▸ **SHORT PROBLEM**
Nothing after the line with "import seaborn as sns" belongs in the copy; extract the lines below from the top through that line, pictures left out.

▸ **STORED DATA**
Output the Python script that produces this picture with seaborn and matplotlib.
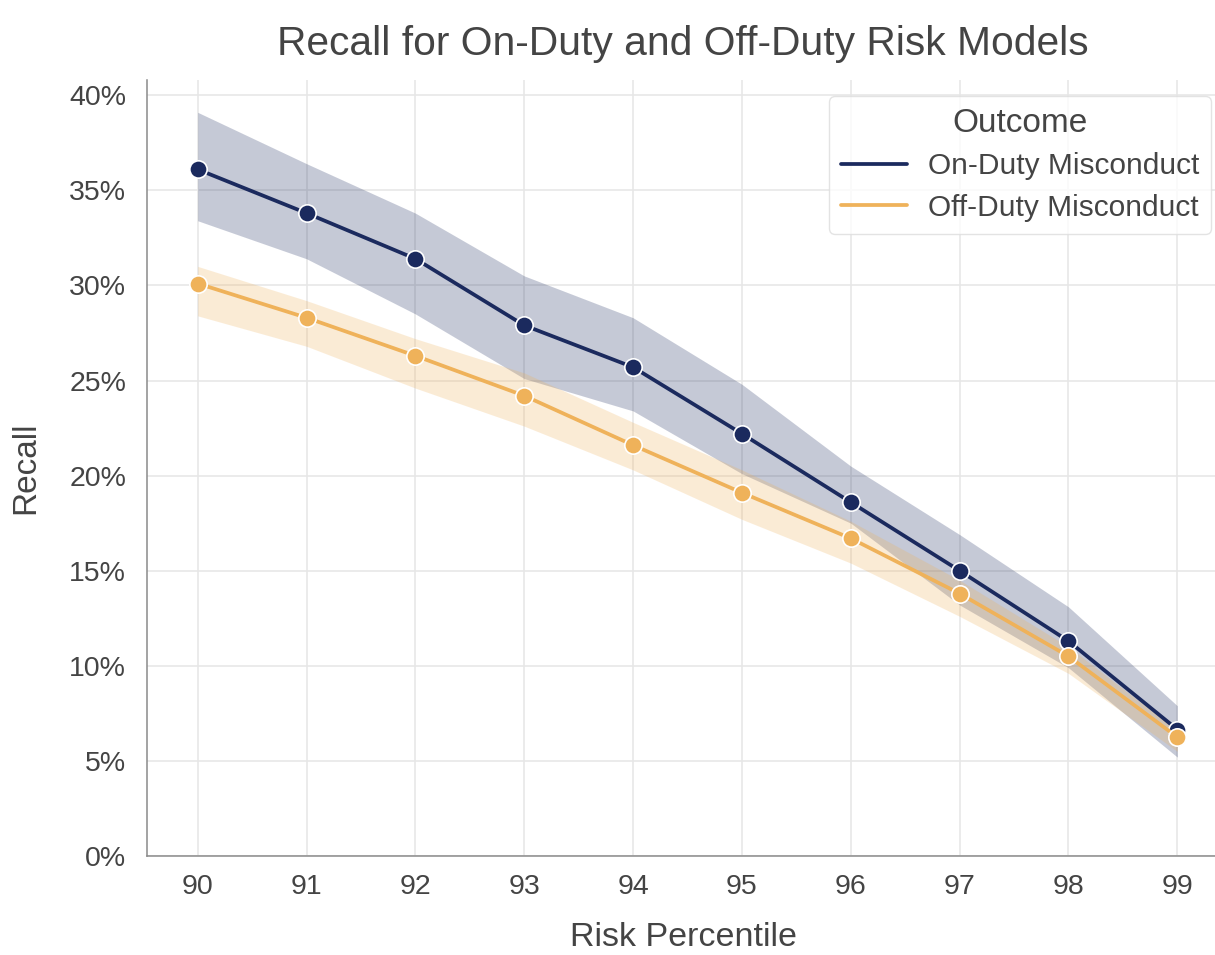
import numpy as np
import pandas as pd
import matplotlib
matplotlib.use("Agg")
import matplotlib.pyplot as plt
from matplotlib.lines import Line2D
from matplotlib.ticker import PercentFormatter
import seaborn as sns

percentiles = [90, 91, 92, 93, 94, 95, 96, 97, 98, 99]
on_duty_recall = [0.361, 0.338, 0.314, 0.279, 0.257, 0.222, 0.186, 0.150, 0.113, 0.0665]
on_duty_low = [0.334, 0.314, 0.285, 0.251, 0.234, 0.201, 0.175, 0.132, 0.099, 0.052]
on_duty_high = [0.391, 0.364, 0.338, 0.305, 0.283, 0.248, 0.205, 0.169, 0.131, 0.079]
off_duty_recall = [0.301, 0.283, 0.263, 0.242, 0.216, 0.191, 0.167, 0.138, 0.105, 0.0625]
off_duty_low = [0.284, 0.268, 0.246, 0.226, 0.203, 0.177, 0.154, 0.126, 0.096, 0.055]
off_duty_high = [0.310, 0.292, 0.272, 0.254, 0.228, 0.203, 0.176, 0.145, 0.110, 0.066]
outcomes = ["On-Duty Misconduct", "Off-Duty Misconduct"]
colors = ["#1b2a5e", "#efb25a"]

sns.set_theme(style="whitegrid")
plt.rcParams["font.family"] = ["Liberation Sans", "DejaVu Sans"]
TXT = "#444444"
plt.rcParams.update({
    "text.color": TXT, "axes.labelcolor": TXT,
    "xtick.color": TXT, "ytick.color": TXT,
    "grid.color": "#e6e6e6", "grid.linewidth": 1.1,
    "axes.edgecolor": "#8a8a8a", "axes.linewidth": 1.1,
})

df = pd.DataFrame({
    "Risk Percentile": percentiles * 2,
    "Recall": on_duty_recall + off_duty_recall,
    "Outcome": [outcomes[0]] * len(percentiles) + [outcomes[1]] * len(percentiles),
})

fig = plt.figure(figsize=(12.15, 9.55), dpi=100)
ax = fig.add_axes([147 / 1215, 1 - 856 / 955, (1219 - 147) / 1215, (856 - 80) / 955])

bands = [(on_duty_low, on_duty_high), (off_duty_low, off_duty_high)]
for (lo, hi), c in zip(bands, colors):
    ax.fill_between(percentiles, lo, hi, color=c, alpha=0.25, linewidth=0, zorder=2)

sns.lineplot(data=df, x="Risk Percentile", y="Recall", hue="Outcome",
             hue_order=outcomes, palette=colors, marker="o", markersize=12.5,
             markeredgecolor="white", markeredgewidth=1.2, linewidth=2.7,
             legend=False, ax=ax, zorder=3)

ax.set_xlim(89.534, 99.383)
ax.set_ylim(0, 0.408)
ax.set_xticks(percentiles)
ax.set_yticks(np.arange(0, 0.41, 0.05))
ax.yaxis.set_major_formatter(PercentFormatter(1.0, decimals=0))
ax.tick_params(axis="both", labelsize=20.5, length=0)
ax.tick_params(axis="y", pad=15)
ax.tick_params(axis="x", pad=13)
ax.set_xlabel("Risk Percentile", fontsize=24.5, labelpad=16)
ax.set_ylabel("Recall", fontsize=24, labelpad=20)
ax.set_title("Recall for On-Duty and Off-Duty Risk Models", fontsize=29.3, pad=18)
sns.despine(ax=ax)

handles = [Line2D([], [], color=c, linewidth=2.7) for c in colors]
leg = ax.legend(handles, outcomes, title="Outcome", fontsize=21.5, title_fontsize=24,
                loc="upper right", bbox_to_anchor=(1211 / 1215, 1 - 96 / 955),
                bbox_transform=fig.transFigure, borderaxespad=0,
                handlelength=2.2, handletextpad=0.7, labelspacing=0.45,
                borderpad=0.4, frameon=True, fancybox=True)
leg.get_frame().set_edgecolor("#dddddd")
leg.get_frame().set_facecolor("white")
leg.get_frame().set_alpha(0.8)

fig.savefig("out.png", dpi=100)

▸ **ANSWER TO THIS EXERCISE**
Output the Python script that produces this picture with seaborn and matplotlib.
import numpy as np
import pandas as pd
import matplotlib
matplotlib.use("Agg")
import matplotlib.pyplot as plt
from matplotlib.lines import Line2D
from matplotlib.ticker import PercentFormatter
import seaborn as sns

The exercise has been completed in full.